The Bigger They Are, the Harder They Fall

The Dow Jones industrial average fell hard on Monday, dropping to its lowest point since July 2002.
By Pamela Mortimer

Financial analysts will be debating the weekend’s events for decades to come. The only things that matter to many investors and financial institutions is that the Dow Jones Industrial Average plummeted by 504.48 points or an equivalent of 4.42%.

"This is a very bad situation and people are justifiably concerned," said Michael James, senior equity trader at Wedbush Morgan Securities in Los Angeles. "Right now it's sell first and ask questions later."

There are statistics galore but all the numbers in the world won’t change the fact that over the weekend, financial giants Lehman Brothers and Merrill Lynch saw big changes in their respective line ups. After a long struggle, Lehman Brothers filed for Chapter 11 bankruptcy at the U.S. Bankruptcy Court of the Southern District of New York.

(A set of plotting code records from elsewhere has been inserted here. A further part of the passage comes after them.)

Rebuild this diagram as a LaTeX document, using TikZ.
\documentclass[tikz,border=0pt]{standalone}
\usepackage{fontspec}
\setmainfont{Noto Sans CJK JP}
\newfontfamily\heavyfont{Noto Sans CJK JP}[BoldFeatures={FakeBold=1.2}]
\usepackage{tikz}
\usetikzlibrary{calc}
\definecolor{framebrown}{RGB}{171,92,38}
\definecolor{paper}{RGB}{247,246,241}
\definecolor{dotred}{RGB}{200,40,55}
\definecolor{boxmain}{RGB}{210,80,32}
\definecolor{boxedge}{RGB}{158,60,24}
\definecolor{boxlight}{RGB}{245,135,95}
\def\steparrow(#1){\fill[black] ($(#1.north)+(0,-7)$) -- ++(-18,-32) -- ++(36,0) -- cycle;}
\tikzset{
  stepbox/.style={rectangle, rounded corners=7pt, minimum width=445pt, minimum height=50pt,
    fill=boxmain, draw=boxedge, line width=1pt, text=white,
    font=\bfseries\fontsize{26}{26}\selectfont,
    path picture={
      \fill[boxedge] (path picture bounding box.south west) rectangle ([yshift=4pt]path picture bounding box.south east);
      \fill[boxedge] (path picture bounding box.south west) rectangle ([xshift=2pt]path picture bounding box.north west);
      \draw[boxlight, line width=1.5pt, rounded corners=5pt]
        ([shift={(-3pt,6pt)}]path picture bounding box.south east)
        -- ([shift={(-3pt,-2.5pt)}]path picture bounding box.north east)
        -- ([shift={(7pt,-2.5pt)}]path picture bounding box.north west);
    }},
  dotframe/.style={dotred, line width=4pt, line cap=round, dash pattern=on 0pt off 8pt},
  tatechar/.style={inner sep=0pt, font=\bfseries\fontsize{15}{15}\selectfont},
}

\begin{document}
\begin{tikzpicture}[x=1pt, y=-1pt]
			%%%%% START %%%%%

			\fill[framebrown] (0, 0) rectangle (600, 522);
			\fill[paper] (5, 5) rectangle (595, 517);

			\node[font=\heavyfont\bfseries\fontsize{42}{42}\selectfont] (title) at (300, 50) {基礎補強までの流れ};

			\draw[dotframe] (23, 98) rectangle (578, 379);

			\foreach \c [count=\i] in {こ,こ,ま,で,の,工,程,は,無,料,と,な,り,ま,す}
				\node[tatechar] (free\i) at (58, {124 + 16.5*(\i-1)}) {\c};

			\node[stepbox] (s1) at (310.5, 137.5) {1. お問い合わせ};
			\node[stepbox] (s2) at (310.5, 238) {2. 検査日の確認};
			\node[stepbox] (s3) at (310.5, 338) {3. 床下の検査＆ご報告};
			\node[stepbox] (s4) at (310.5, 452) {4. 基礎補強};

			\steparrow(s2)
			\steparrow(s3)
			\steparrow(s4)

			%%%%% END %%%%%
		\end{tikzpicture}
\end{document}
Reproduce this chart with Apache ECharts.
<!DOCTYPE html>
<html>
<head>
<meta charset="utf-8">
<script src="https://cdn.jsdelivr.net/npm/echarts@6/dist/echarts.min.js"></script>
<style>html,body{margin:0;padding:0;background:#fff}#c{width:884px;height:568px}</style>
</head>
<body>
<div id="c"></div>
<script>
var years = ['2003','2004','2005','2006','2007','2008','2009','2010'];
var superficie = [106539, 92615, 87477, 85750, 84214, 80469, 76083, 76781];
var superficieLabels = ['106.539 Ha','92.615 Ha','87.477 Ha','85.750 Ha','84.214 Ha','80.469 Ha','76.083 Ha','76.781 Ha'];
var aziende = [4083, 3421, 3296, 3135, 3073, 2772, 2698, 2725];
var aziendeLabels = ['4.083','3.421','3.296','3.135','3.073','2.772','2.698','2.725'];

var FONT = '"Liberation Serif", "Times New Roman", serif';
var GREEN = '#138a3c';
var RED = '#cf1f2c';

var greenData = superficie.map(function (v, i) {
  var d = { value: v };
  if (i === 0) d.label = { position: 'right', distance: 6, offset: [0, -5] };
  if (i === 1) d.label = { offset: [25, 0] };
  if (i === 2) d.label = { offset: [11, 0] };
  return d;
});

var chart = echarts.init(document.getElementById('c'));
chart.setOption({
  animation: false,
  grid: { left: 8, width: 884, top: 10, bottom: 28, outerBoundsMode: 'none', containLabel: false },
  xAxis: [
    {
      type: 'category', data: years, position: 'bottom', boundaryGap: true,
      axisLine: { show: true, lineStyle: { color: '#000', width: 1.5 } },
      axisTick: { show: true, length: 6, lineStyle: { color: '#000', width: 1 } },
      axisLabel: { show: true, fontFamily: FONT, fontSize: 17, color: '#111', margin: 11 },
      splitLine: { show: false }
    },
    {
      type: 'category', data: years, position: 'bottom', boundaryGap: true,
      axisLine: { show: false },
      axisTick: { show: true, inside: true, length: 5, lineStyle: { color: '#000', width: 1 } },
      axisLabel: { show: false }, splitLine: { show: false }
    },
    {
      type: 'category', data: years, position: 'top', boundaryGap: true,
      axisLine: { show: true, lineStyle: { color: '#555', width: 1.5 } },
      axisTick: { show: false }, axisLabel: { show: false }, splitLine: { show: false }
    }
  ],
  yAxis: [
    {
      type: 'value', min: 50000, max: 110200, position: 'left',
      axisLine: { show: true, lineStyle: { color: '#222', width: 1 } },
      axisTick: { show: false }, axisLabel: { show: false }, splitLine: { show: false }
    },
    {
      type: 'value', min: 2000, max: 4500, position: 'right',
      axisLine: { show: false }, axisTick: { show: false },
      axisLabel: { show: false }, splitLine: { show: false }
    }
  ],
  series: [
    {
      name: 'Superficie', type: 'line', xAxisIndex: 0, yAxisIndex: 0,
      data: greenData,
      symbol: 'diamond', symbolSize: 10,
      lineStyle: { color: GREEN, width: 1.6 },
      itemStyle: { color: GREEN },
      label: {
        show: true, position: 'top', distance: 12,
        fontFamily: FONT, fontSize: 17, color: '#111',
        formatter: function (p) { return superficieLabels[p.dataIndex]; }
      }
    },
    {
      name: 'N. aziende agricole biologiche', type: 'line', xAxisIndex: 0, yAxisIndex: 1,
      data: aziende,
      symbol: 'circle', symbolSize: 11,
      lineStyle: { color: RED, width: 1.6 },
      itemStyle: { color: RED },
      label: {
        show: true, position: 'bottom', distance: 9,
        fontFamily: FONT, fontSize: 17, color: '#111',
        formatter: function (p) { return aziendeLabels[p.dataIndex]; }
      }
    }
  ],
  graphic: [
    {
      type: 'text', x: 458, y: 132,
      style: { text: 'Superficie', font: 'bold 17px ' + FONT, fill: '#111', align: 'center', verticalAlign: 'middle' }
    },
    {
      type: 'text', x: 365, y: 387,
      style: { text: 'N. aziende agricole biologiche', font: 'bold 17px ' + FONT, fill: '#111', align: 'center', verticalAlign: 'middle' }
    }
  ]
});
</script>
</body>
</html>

The 158 year old company’s bankruptcy filing listed the company’s assets at $639 billion, which makes it biggest bankruptcy filing in U.S. history, even topping the collective debts of WorldCom and Enron combined. There were subsidiaries of Lehman that were not included in the filing.

"As awful as Lehman is, it's not enough to bring down the financial system. It's one step closer to cleansing the system but… the collateral damage will continue to cause a lot of pain through next year," said Peter Boockvar, equity strategist at Miller Tabak.

"I think people are realizing there is a fundamental change in the entire U.S. economy with respect to debt... I'm still of the opinion that while we may bounce from today, those July lows are going to be taken out," said Boockvar.

Merrill Lynch has agreed to sell to Bank of America for $29 a share, which is equivalent to $50 billion. The sale makes BoA the largest financial institution in the world. Like Lehman Brothers, Merrill Lynch has also taken a pretty hard punch due to the housing market. Over the last year alone, ML posted$40 billion in write-downs and credit losses.

The latest punching bag on Wall Street is AIG, who has lost about 50% of its value. Like the others, AIG has lost a great deal in real estate and has been struggling to raise an estimated $40 billion to save itself from the mire that is the stock market.

There is a bright side, although almost no one has seemed to notice. For the first time in quite a long time, crude oil has dropped below $100 a barrel.